» EXERCISE BRIEF
Copy the data that follows, character for character, minus the pictures.

════════════════════

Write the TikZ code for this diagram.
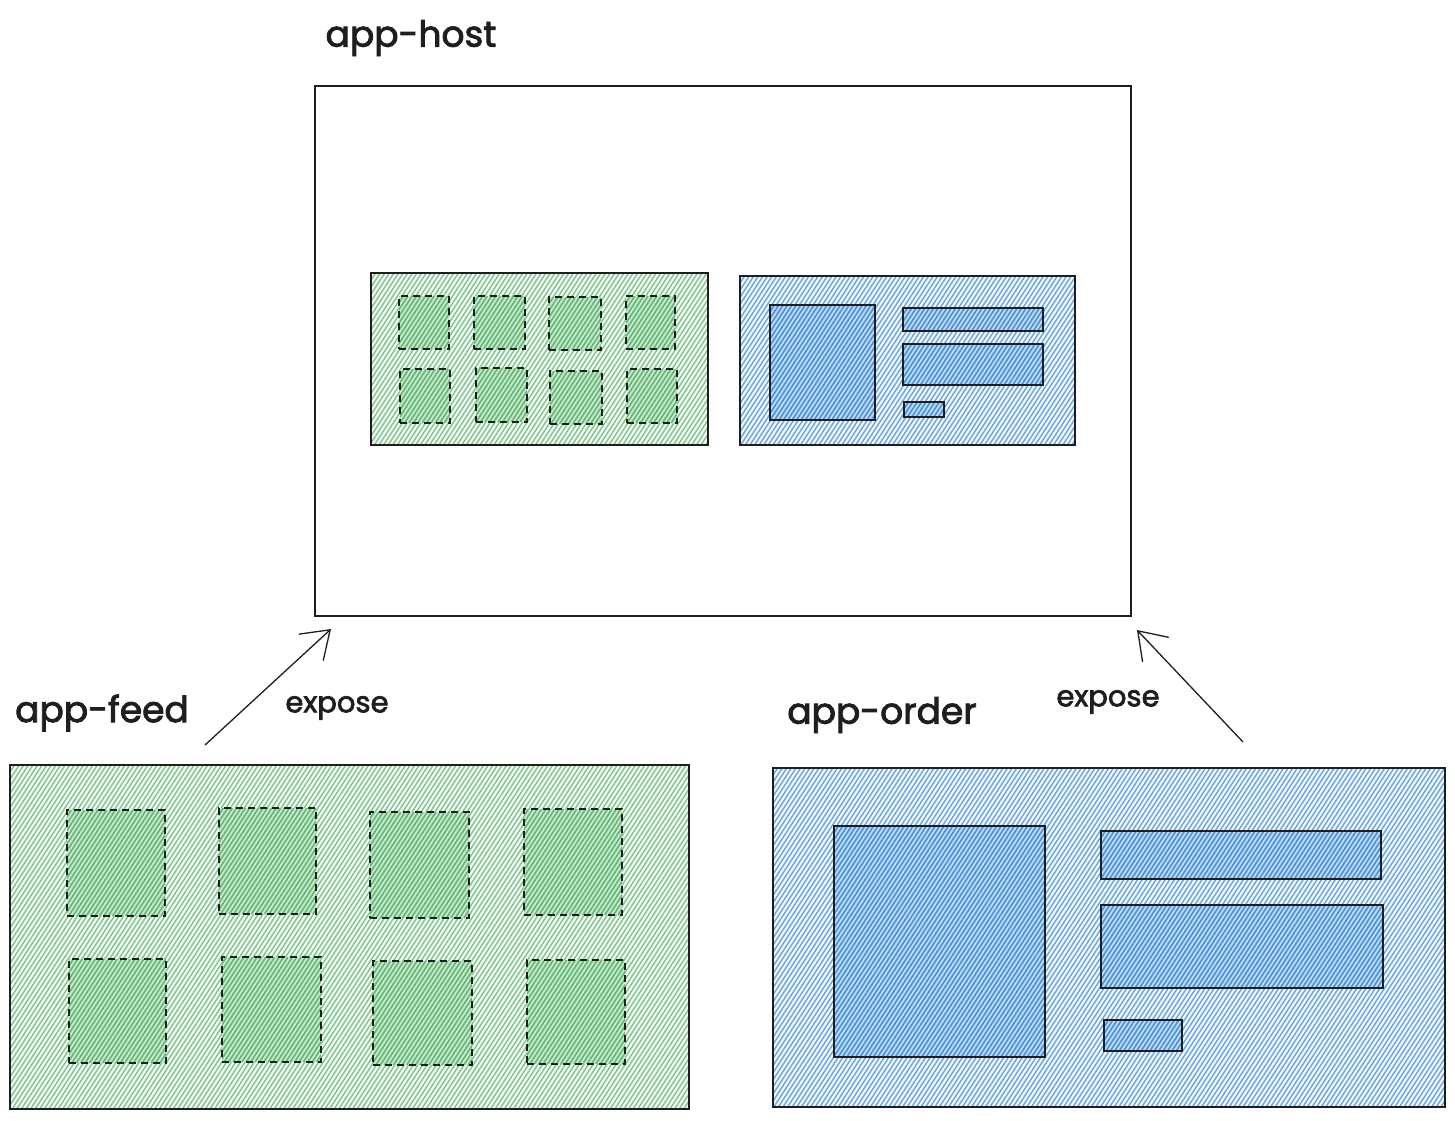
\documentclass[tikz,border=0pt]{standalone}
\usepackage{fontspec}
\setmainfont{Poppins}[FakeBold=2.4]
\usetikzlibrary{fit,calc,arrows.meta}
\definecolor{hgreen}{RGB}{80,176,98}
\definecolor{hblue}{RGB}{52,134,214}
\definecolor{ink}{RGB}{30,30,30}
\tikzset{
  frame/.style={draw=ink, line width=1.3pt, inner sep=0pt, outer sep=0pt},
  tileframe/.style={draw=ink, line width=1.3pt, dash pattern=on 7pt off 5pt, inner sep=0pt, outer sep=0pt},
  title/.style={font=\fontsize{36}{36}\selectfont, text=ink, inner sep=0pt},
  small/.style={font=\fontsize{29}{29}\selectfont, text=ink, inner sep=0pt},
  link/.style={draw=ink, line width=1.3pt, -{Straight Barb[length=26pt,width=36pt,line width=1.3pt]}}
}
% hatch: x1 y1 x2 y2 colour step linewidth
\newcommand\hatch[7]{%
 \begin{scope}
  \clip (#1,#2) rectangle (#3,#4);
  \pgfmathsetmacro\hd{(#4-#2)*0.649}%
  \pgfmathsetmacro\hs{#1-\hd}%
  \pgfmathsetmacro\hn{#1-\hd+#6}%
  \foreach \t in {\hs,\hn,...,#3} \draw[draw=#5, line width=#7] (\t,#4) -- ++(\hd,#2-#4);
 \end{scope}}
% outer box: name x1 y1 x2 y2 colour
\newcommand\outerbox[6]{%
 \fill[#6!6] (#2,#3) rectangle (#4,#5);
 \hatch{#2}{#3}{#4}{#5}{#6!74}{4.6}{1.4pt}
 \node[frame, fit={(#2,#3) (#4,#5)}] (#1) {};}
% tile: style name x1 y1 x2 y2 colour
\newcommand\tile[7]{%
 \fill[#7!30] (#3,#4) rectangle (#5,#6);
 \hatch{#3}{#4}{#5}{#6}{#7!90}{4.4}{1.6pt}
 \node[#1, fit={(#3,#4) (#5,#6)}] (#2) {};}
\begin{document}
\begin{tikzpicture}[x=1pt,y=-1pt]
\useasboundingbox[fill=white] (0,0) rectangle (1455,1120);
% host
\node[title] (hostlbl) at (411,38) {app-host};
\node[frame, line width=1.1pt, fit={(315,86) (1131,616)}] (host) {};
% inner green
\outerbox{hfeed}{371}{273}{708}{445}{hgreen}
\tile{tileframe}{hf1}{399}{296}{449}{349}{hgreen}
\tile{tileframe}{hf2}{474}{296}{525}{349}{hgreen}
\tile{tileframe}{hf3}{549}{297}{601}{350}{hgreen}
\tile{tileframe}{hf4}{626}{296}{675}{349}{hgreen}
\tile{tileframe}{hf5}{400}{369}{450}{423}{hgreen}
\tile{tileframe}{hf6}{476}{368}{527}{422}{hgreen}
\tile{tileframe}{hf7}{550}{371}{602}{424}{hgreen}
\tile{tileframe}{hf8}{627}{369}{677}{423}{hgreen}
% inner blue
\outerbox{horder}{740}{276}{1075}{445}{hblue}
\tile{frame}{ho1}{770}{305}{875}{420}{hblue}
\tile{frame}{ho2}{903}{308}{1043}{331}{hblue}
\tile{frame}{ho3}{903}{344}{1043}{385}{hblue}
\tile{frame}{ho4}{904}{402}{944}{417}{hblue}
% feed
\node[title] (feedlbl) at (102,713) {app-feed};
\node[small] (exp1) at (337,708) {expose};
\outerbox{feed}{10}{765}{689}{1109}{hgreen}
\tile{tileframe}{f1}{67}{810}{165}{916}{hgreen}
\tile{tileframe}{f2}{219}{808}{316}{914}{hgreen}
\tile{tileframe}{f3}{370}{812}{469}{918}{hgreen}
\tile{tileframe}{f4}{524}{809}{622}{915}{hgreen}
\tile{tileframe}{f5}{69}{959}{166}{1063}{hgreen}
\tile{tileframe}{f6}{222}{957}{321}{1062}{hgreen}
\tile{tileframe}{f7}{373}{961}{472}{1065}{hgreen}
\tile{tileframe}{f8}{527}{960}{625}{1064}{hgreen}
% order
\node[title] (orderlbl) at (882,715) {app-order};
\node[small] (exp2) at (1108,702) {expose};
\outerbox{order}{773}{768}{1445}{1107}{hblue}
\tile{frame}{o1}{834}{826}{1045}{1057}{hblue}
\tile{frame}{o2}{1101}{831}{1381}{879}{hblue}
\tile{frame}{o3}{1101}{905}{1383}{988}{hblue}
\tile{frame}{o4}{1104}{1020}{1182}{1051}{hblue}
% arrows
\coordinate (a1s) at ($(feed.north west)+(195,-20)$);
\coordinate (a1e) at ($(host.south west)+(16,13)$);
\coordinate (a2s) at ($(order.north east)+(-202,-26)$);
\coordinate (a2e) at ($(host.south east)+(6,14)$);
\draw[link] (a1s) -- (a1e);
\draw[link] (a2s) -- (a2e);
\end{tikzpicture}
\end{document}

════════════════════

» FINISHED TASK
Write the TikZ code for this diagram.
\documentclass[tikz,border=0pt]{standalone}
\usepackage{fontspec}
\setmainfont{Poppins}[FakeBold=2.4]
\usetikzlibrary{fit,calc,arrows.meta}
\definecolor{hgreen}{RGB}{80,176,98}
\definecolor{hblue}{RGB}{52,134,214}
\definecolor{ink}{RGB}{30,30,30}
\tikzset{
  frame/.style={draw=ink, line width=1.3pt, inner sep=0pt, outer sep=0pt},
  tileframe/.style={draw=ink, line width=1.3pt, dash pattern=on 7pt off 5pt, inner sep=0pt, outer sep=0pt},
  title/.style={font=\fontsize{36}{36}\selectfont, text=ink, inner sep=0pt},
  small/.style={font=\fontsize{29}{29}\selectfont, text=ink, inner sep=0pt},
  link/.style={draw=ink, line width=1.3pt, -{Straight Barb[length=26pt,width=36pt,line width=1.3pt]}}
}
% hatch: x1 y1 x2 y2 colour step linewidth
\newcommand\hatch[7]{%
 \begin{scope}
  \clip (#1,#2) rectangle (#3,#4);
  \pgfmathsetmacro\hd{(#4-#2)*0.649}%
  \pgfmathsetmacro\hs{#1-\hd}%
  \pgfmathsetmacro\hn{#1-\hd+#6}%
  \foreach \t in {\hs,\hn,...,#3} \draw[draw=#5, line width=#7] (\t,#4) -- ++(\hd,#2-#4);
 \end{scope}}
% outer box: name x1 y1 x2 y2 colour
\newcommand\outerbox[6]{%
 \fill[#6!6] (#2,#3) rectangle (#4,#5);
 \hatch{#2}{#3}{#4}{#5}{#6!74}{4.6}{1.4pt}
 \node[frame, fit={(#2,#3) (#4,#5)}] (#1) {};}
% tile: style name x1 y1 x2 y2 colour
\newcommand\tile[7]{%
 \fill[#7!30] (#3,#4) rectangle (#5,#6);
 \hatch{#3}{#4}{#5}{#6}{#7!90}{4.4}{1.6pt}
 \node[#1, fit={(#3,#4) (#5,#6)}] (#2) {};}
\begin{document}
\begin{tikzpicture}[x=1pt,y=-1pt]
\useasboundingbox[fill=white] (0,0) rectangle (1455,1120);
% host
\node[title] (hostlbl) at (411,38) {app-host};
\node[frame, line width=1.1pt, fit={(315,86) (1131,616)}] (host) {};
% inner green
\outerbox{hfeed}{371}{273}{708}{445}{hgreen}
\tile{tileframe}{hf1}{399}{296}{449}{349}{hgreen}
\tile{tileframe}{hf2}{474}{296}{525}{349}{hgreen}
\tile{tileframe}{hf3}{549}{297}{601}{350}{hgreen}
\tile{tileframe}{hf4}{626}{296}{675}{349}{hgreen}
\tile{tileframe}{hf5}{400}{369}{450}{423}{hgreen}
\tile{tileframe}{hf6}{476}{368}{527}{422}{hgreen}
\tile{tileframe}{hf7}{550}{371}{602}{424}{hgreen}
\tile{tileframe}{hf8}{627}{369}{677}{423}{hgreen}
% inner blue
\outerbox{horder}{740}{276}{1075}{445}{hblue}
\tile{frame}{ho1}{770}{305}{875}{420}{hblue}
\tile{frame}{ho2}{903}{308}{1043}{331}{hblue}
\tile{frame}{ho3}{903}{344}{1043}{385}{hblue}
\tile{frame}{ho4}{904}{402}{944}{417}{hblue}
% feed
\node[title] (feedlbl) at (102,713) {app-feed};
\node[small] (exp1) at (337,708) {expose};
\outerbox{feed}{10}{765}{689}{1109}{hgreen}
\tile{tileframe}{f1}{67}{810}{165}{916}{hgreen}
\tile{tileframe}{f2}{219}{808}{316}{914}{hgreen}
\tile{tileframe}{f3}{370}{812}{469}{918}{hgreen}
\tile{tileframe}{f4}{524}{809}{622}{915}{hgreen}
\tile{tileframe}{f5}{69}{959}{166}{1063}{hgreen}
\tile{tileframe}{f6}{222}{957}{321}{1062}{hgreen}
\tile{tileframe}{f7}{373}{961}{472}{1065}{hgreen}
\tile{tileframe}{f8}{527}{960}{625}{1064}{hgreen}
% order
\node[title] (orderlbl) at (882,715) {app-order};
\node[small] (exp2) at (1108,702) {expose};
\outerbox{order}{773}{768}{1445}{1107}{hblue}
\tile{frame}{o1}{834}{826}{1045}{1057}{hblue}
\tile{frame}{o2}{1101}{831}{1381}{879}{hblue}
\tile{frame}{o3}{1101}{905}{1383}{988}{hblue}
\tile{frame}{o4}{1104}{1020}{1182}{1051}{hblue}
% arrows
\coordinate (a1s) at ($(feed.north west)+(195,-20)$);
\coordinate (a1e) at ($(host.south west)+(16,13)$);
\coordinate (a2s) at ($(order.north east)+(-202,-26)$);
\coordinate (a2e) at ($(host.south east)+(6,14)$);
\draw[link] (a1s) -- (a1e);
\draw[link] (a2s) -- (a2e);
\end{tikzpicture}
\end{document}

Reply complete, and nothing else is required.